High-Level Systematic Ab Initio Comparison of Carbon- and Silicon-Centered S(N)2 Reactions

[Image: see text] We characterize the stationary points along the Walden inversion, front-side attack, and double-inversion pathways of the X(–) + CH(3)Y and X(–) + SiH(3)Y [X, Y = F, Cl, Br, I] S(N)2 reactions using chemically accurate CCSD(T)-F12b/aug-cc-pVnZ [n = D, T, Q] levels of theory. At the carbon center, Walden inversion dominates and proceeds via prereaction (X(–)···H(3)CY) and postreaction (XCH(3)···Y(–)) ion-dipole wells separated by a usually submerged transition state (X–H(3)C–Y)(−), front-side attack occurs over high barriers, double inversion is the lowest-energy retention pathway for X = F, and hydrogen- (F(–)···HCH(2)Y) and halogen-bonded (X(–)···YCH(3)) complexes exist in the entrance channel. At the silicon center, Walden inversion proceeds through a single minimum (X–SiH(3)–Y)(−), the front-side attack is competitive via a usually submerged transition state separating pre- and postreaction minima having X–Si–Y angles close to 90°, double inversion occurs over positive, often high barriers, and hydrogen- and halogen-bonded complexes are not found.

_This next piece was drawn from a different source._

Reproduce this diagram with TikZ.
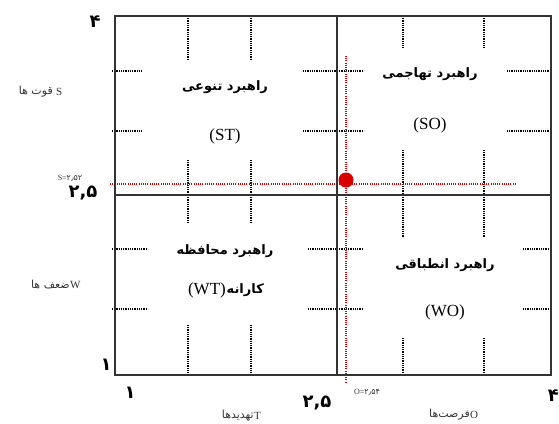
\documentclass[tikz,border=0pt]{standalone}
\usepackage{fontspec}
\setmainfont{Liberation Serif}
\newfontfamily\arabicfont[Script=Arabic]{DejaVu Sans}
\TeXXeTstate=1
\begin{document}
\begin{tikzpicture}[x=1pt,y=-1pt,
  frame/.style={draw=black!80,line width=1.8pt},
  tick/.style={draw=black,line width=1.4pt,dash pattern=on 0.6pt off 1.2pt},
  redline/.style={draw=red!85!black,line width=1.1pt,dash pattern=on 0.8pt off 1.4pt},
  quad/.style={font=\arabicfont\bfseries\fontsize{13}{15}\selectfont,inner sep=0pt},
  quadlat/.style={font=\fontsize{17}{19}\selectfont,inner sep=0pt},
  axnum/.style={font=\arabicfont\bfseries\fontsize{18}{20}\selectfont,inner sep=0pt},
  axlab/.style={font=\arabicfont\fontsize{11}{13}\selectfont,inner sep=0pt,text=black!80},
  axlat/.style={font=\fontsize{11}{13}\selectfont,inner sep=0pt,text=black!80},
  small/.style={font=\fontsize{8}{9}\selectfont,inner sep=0pt,text=black!80}]
\useasboundingbox[fill=white] (0,0) rectangle (559,423);
% frame coordinates
\coordinate (TL) at (115,16);
\coordinate (BR) at (551,375);
\coordinate (MT) at (337,16);
\coordinate (MB) at (337,375);
\coordinate (ML) at (115,195);
\coordinate (MR) at (551,195);
% dotted ticks: vertical
\foreach \x/\a/\b/\c/\d in {188/16/60/160/195, 251/16/60/160/195, 403/16/48/150/195, 484/16/48/150/195}{
  \draw[tick] (\x,\a) -- (\x,\b);
  \draw[tick] (\x,\c) -- (\x,\d);
}
\foreach \x/\a/\b/\c/\d in {188/195/223/325/375, 251/195/223/325/375, 403/195/237/338/375, 484/195/237/338/375}{
  \draw[tick] (\x,\a) -- (\x,\b);
  \draw[tick] (\x,\c) -- (\x,\d);
}
% dotted ticks: horizontal
\foreach \y in {71,131}{
  \draw[tick] (112,\y) -- (142,\y);
  \draw[tick] (303,\y) -- (337,\y);
  \draw[tick] (337,\y) -- (364,\y);
  \draw[tick] (507,\y) -- (551,\y);
}
\foreach \y in {249,309}{
  \draw[tick] (112,\y) -- (148,\y);
  \draw[tick] (308,\y) -- (337,\y);
  \draw[tick] (337,\y) -- (363,\y);
  \draw[tick] (523,\y) -- (551,\y);
}
% red guide lines
\coordinate (RT) at (346,56);
\coordinate (RB) at (346,382);
\coordinate (RL) at (110,184);
\coordinate (RR) at (515,184);
\draw[redline] (RT) -- (RB);
\draw[redline] (RL) -- (RR);
% frame and mid lines
\draw[frame] (TL) rectangle (BR);
\draw[frame] (MT) -- (MB);
\draw[frame] (ML) -- (MR);
% point
\node[circle,fill=red!85!black,minimum size=15pt,inner sep=0pt] (pt) at (346,180) {};
% quadrant labels
\node[quad] (st1) at (225,87) {\beginR راهبرد تنوعی\endR};
\node[quadlat] (st2) at (225,136) {(ST)};
\node[quad] (so1) at (430,74) {\beginR راهبرد تهاجمی\endR};
\node[quadlat] (so2) at (430,125) {(SO)};
\node[quad] (wt1) at (225,251) {\beginR راهبرد محافظه\endR};
\node[quadlat,anchor=east] (wt2) at (226,290) {(WT)};
\node[quad,anchor=west] (wt3) at ([xshift=0.5pt]wt2.east) {\beginR کارانه\endR};
\node[quad] (wo1) at (445,265) {\beginR راهبرد انطباقی\endR};
\node[quadlat] (wo2) at (445,312) {(WO)};
% axis numbers
\node[axnum] (y4) at (95,22) {۴};
\node[axnum] (y25) at (83,193) {۲,۵};
\node[axnum] (y1) at (106,365) {۱};
\node[axnum] (x1) at (130,393) {۱};
\node[axnum] (x25) at (317,403) {۲,۵};
\node[axnum,anchor=east] (x4) at (559,396) {۴};
% small values
\node[small] (sv) at (70,178) {S={\arabicfont ۲٫۵۲}};
\node[small] (ov) at (367,392) {O={\arabicfont ۲٫۵۴}};
% axis titles (Persian part, then Latin letter on its right)
\node[axlab,anchor=east] (ys) at (53,92) {\beginR قوت ها\endR};
\node[axlat,anchor=west] (ysl) at ([xshift=3pt]ys.east) {S};
\node[axlab,anchor=east] (yw) at (70,285) {\beginR ضعف ها\endR};
\node[axlat,anchor=west] (ywl) at (yw.east) {W};
\node[axlab,anchor=east] (xt) at (254,416) {\beginR تهدیدها\endR};
\node[axlat,anchor=west] (xtl) at (xt.east) {T};
\node[axlab,anchor=east] (xo) at (470,415) {\beginR فرصت‌ها\endR};
\node[axlat,anchor=west] (xol) at (xo.east) {O};
\end{tikzpicture}
\end{document}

In addition to the S(N)2 channels (Y(–) + CH(3)X/SiH(3)X), we report reaction enthalpies for proton abstraction (HX + CH(2)Y(–)/SiH(2)Y(–)), hydride substitution (H(–) + CH(2)XY/SiH(2)XY), XH···Y(–) complex formation (XH···Y(–) + (1)CH(2)/(1)SiH(2)), and halogen abstraction (XY + CH(3)(–)/SiH(3)(–) and XY(–) + CH(3)/SiH(3)).